Yes, I am rather late to this particular party, but wow – Rozy Voile d’Extrait is just incredible! This is a Vero Kern masterpiece worthy of all the praise heaped upon its shoulders. A bit of background – I had been playing around with the Rozy EDP for a few weeks now, liked it well enough, but wasn’t enthused enough to commit pen to paper yet – but then someone reminded me that the Voile d’Extrait versions are easier to understand, so I decided to try the Voile. And, by God, this is good. It’s better than good actually – the Voile is interesting, textured, intriguing, and ever-changing.
First of all, the Voile presents a rich, nutty vetiver-honey opening quite similar to parts of Onda Voile d’Extrait. I have started to appreciate this in the Onda Voile, so am delighted to see it featured here – it smells like hazelnuts pounded to a paste and mixed with vetiver roots and dry honey power, except that hazelnuts have a natural sweetness to them, and this nutty vetiver-honey accord is quite intensely savory and “mouth-dry” in feel. Compared to the fruity-minty EDP, the opening of the Rozy Voile feels darker, more subdued, smoother, and pleasantly ‘dank’.
Later on, I get a lot of sweet, dusty rubber, reminding me delightfully of strawberry-flavored rubber erasers we used to use in my primary school. I presume this must be some combination of the tuberose and the styrax – whatever it is, it fills me with a strange longing for the innocence of youth and the simple pleasures of the school supplies closet. The fruity, rubbery, and dusty elements peek out from below the nutty, savory honey and vetiver layer, and to my surprise, I begin to sense the shape, at last, of a rose, as if the disparate elements and notes I just identified are tiny pixels in a TV screen, only coming together to form a picture when you take a few steps back. The effect is extraordinary – the rose only appears when you peer at it indirectly and from afar.
Roses in perfumery are reconstructions built using many different notes and compounds, ranging from cinnamon and lemon oils to geraniol, so I really admire how Vero has seemed to build a rose using a whole set of unrelated notes, and ones that other perfumers don’t seem to be using – the rubber of tuberose and styrax to suggest the layers of wax on those big, fatty, nostalgic roses used in vintage rose chypres, the touch of honey to approximate the honeyed sweetness of Bulgarian rose oil, and the damp, nutty vetiver suggesting the grassy greenness of stems…..
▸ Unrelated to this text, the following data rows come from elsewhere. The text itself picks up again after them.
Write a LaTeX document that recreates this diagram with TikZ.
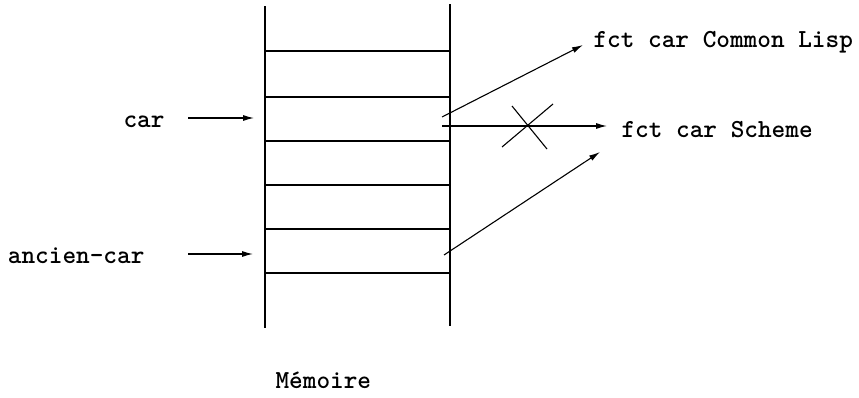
\documentclass[tikz,border=0pt]{standalone}
\usetikzlibrary{arrows.meta}
\begin{document}
\begin{tikzpicture}[x=1pt,y=-1pt,
  line width=1.1pt,
  lbl/.style={font=\fontsize{26}{31}\selectfont\ttfamily\bfseries, inner sep=0pt},
  ptr/.style={-{Latex[length=11pt,width=6pt]}},
  cell/.style={line width=1.1pt}]
\useasboundingbox (0,0) rectangle (859,397);

% memory column
\coordinate (colTL) at (265,6);
\coordinate (colBL) at (265,328);
\coordinate (colTR) at (450,4);
\coordinate (colBR) at (450,326);
\draw[cell] (colTL) -- (colBL);
\draw[cell] (colTR) -- (colBR);
\foreach \y in {51,97,141,185,229,273}
  \draw[cell] (265,\y) -- (450,\y);

% labels
\node[lbl, anchor=base east] (car) at (165,127) {car};
\node[lbl, anchor=base east] (anc) at (145,263) {ancien-car};
\node[lbl, anchor=base west] (cl) at (593,47) {fct car Common Lisp};
\node[lbl, anchor=base west] (sch) at (621,137) {fct car Scheme};
\node[lbl, anchor=base west] (mem) at (275,388) {M\'emoire};

% incoming pointers
\coordinate (carS) at (188,118);
\coordinate (carE) at (254,118);
\coordinate (ancS) at (188,254);
\coordinate (ancE) at (253,254);
\draw[ptr] (carS) -- (carE);
\draw[ptr] (ancS) -- (ancE);

% outgoing pointers
\coordinate (p1) at (442,117);
\coordinate (p2) at (442,126);
\coordinate (p3) at (444,255);
\coordinate (t1) at (583,45);
\coordinate (t2) at (607,126);
\coordinate (t3) at (600,152);
\draw[ptr] (p1) -- (t1);
\draw[ptr] (p2) -- (t2);
\draw[ptr] (p3) -- (t3);

% cross on the Scheme pointer
\coordinate (x1) at (512,106);
\coordinate (x2) at (547,149);
\coordinate (x3) at (502,147);
\coordinate (x4) at (553,104);
\draw (x1) -- (x2);
\draw (x3) -- (x4);
\end{tikzpicture}
\end{document}
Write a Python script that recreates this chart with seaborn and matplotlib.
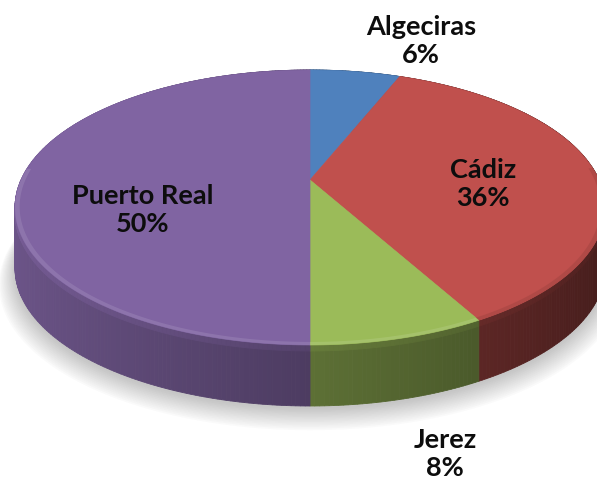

And in fact, that is how I experience the rose in Rozy – a dry, honeyed, waxy, almost stale rose, which is exactly the type of rose I favor the most in perfumery. I like the idea of rose petals covered in wax and decaying slightly on the vine. There are some references here – slight ones but present all the same – to Lutens’ Rose de Nuit. It adds a vintage, retro rose feel to Rozy, and yet, at the same time, Rozy feels modern and interesting – not at all referential or ‘throwback’. It feels like Vero has created a new category here, and I love it.